Edward Klein, editor of The New York Times Magazine for 10 years, has resigned, the paper announced yesterday. Klein informed his staff of his decision at a Friday afternoon gathering in his office, at which he said he was leaving the paper to pursue "different challenges." Though some colleagues found Klein sometimes abrasive, his staff was moved by a "poignant" resignation speech in which he thanked them for their good work, according to one magazine staffer.

Rumors of Klein's imminent departure have been circulating in New York for months, following recent publication in the magazine of two stories of questionable accuracy, and at least two publications that regularly twit The Times -- Spy and The Village Voice -- have been speculating about successors. Times Executive Editor Max Frankel is expected to name Klein's replacement within a week or two. The Times has traditionally promoted from within.

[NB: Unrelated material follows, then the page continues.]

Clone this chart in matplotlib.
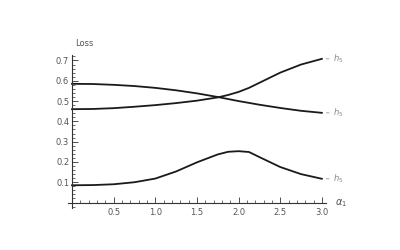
import matplotlib
matplotlib.use("Agg")
import matplotlib.pyplot as plt
from matplotlib.ticker import MultipleLocator, FixedLocator

alpha = [0.0, 0.25, 0.5, 0.75, 1.0, 1.25, 1.5, 1.75, 1.875, 2.0, 2.125, 2.25, 2.5, 2.75, 3.0]
loss_a = [0.585, 0.584, 0.58, 0.574, 0.565, 0.553, 0.538, 0.52, 0.51, 0.50, 0.491, 0.482, 0.466, 0.452, 0.442]
loss_b = [0.46, 0.461, 0.465, 0.472, 0.48, 0.49, 0.502, 0.518, 0.53, 0.545, 0.565, 0.59, 0.64, 0.68, 0.708]
loss_c = [0.085, 0.086, 0.09, 0.10, 0.118, 0.153, 0.198, 0.237, 0.25, 0.253, 0.249, 0.224, 0.175, 0.14, 0.117]
series_labels = ["$h_5$", "$h_5$", "$h_5$"]
xticks = [0.5, 1.0, 1.5, 2.0, 2.5, 3.0]
yticks = [0.1, 0.2, 0.3, 0.4, 0.5, 0.6, 0.7]

fig = plt.figure(figsize=(4, 2.5), dpi=100)
ax = fig.add_axes([0.17, 0.168, 0.645, 0.612])
ax.set_xlim(-0.048, 3.05)
ax.set_ylim(-0.027, 0.727)

for ys, lab in zip([loss_a, loss_b, loss_c], series_labels):
    ax.plot(alpha, ys, color="#1a1a1a", lw=1.3, clip_on=False,
            solid_joinstyle="round")
    ax.annotate("", xy=(3.0 + 0.02, ys[-1]), xytext=(3.0 + 0.12, ys[-1]),
                arrowprops=dict(arrowstyle="-", color="#999999", lw=0.6),
                annotation_clip=False)
    ax.text(3.14, ys[-1], lab, color="#888888", fontsize=6, va="center",
            ha="left", clip_on=False)

for s in ["top", "right"]:
    ax.spines[s].set_visible(False)
ax.spines["left"].set_position(("data", 0))
ax.spines["bottom"].set_position(("data", 0))
for s in ["left", "bottom"]:
    ax.spines[s].set_color("#333333")
    ax.spines[s].set_linewidth(0.8)

ax.xaxis.set_major_locator(FixedLocator(xticks))
ax.yaxis.set_major_locator(FixedLocator(yticks))
ax.xaxis.set_minor_locator(MultipleLocator(0.1))
ax.yaxis.set_minor_locator(MultipleLocator(0.02))
ax.set_xticklabels([f"{v:.1f}" for v in xticks])
ax.set_yticklabels([f"{v:.1f}" for v in yticks])
ax.tick_params(axis="both", which="major", direction="in", length=4, width=0.6,
               color="#333333", labelsize=6, labelcolor="#555555", pad=2)
ax.tick_params(axis="both", which="minor", direction="in", length=2, width=0.5,
               color="#333333")
ax.tick_params(axis="x", which="major", pad=4)

fig.text(75 / 400, 1 - 44 / 250, "Loss", fontsize=6, color="#555555",
         ha="left", va="center")
fig.text(335 / 400, 1 - 203 / 250, r"$\alpha_1$", fontsize=7, color="#555555",
         ha="left", va="center")

fig.savefig("out.png", dpi=100)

"It's always sad when something like this happens," the magazine staffer commented, "but {Klein} handled it very well."

In July, the magazine ran a staged, four-year-old photo and misidentified it as a recent Miami drug arrest. And a week earlier, the newspaper had run an editor's note clarifying the status of writer Rae Lawrence, whose story in the magazine about trying to get her novel published left the mistaken impression she had no previous literary experience.

Klein left Newsweek in 1977 to take the Times job. In 1982, the magazine published Nan Robertson's Pulitzer Prize-winning account of her battle with toxic shock syndrome.

Klein told his staff he has no new job lined up, but there is a big event in his future: He is getting remarried next week.

Reagan's Call

As his wife Nancy recuperated from breast cancer surgery Saturday, President Reagan took the time to give the Nagy family in Evans City, Pa., the thrill of a lifetime. He called personally to decline a dinner invitation Sheila Nagy had sent the Reagans in early September.

Nagy wrote to thank the president for improving the economy and invited him to enjoy dinner with her "normal American family."

When she picked up the phone about 4:30, the operator asked her to hold for the president. She was so startled she asked, "The president of what?" Reagan also chatted with Nagy's husband Lewis, a truck driver, and three of their five children. "I couldn't believe I was so relaxed," she said later. The conversation "was like talking to the neighbor next door."

Myerson: Koch Not to Blame

Former Miss America Bess Myerson can also see beyond the gloom of her present problems, which are of quite a different sort. In an interview published yesterday in Newsday, Myerson said she holds no grudge against New York Mayor Edward Koch, who has not rushed to her support in the midst of a scandal involving a now-retired state judge.

Myerson and her frequent companion, Carl Capasso, have been charged with trying to influence former state judge Hortense Gabel into granting favorable terms for Capasso's divorce. Both have pleaded not guilty. Myerson, 63, had played an important role in Koch's 1977 election, but now she doesn't blame him for turning his back on her. "That is a decision he has to make," she said. "I don't hold him to blame in any way."

Michael Jackson's Advice

Michael Jackson is apparently so pleased with his own physical transformation he's recommending plastic surgery to his mother. Katherine Jackson told Us magazine her famous son helps her choose her clothes, advises her to wear lipstick when company visits and encourages her to lose weight. "He said, 'Elizabeth {Taylor} lost all that weight. If she has, you can. And if you don't like it you can always have plastic surgery.' "

Katherine Jackson added, however, that she doesn't want plastic surgery and doesn't understand why Michael had a nose job and a cleft put in his chin.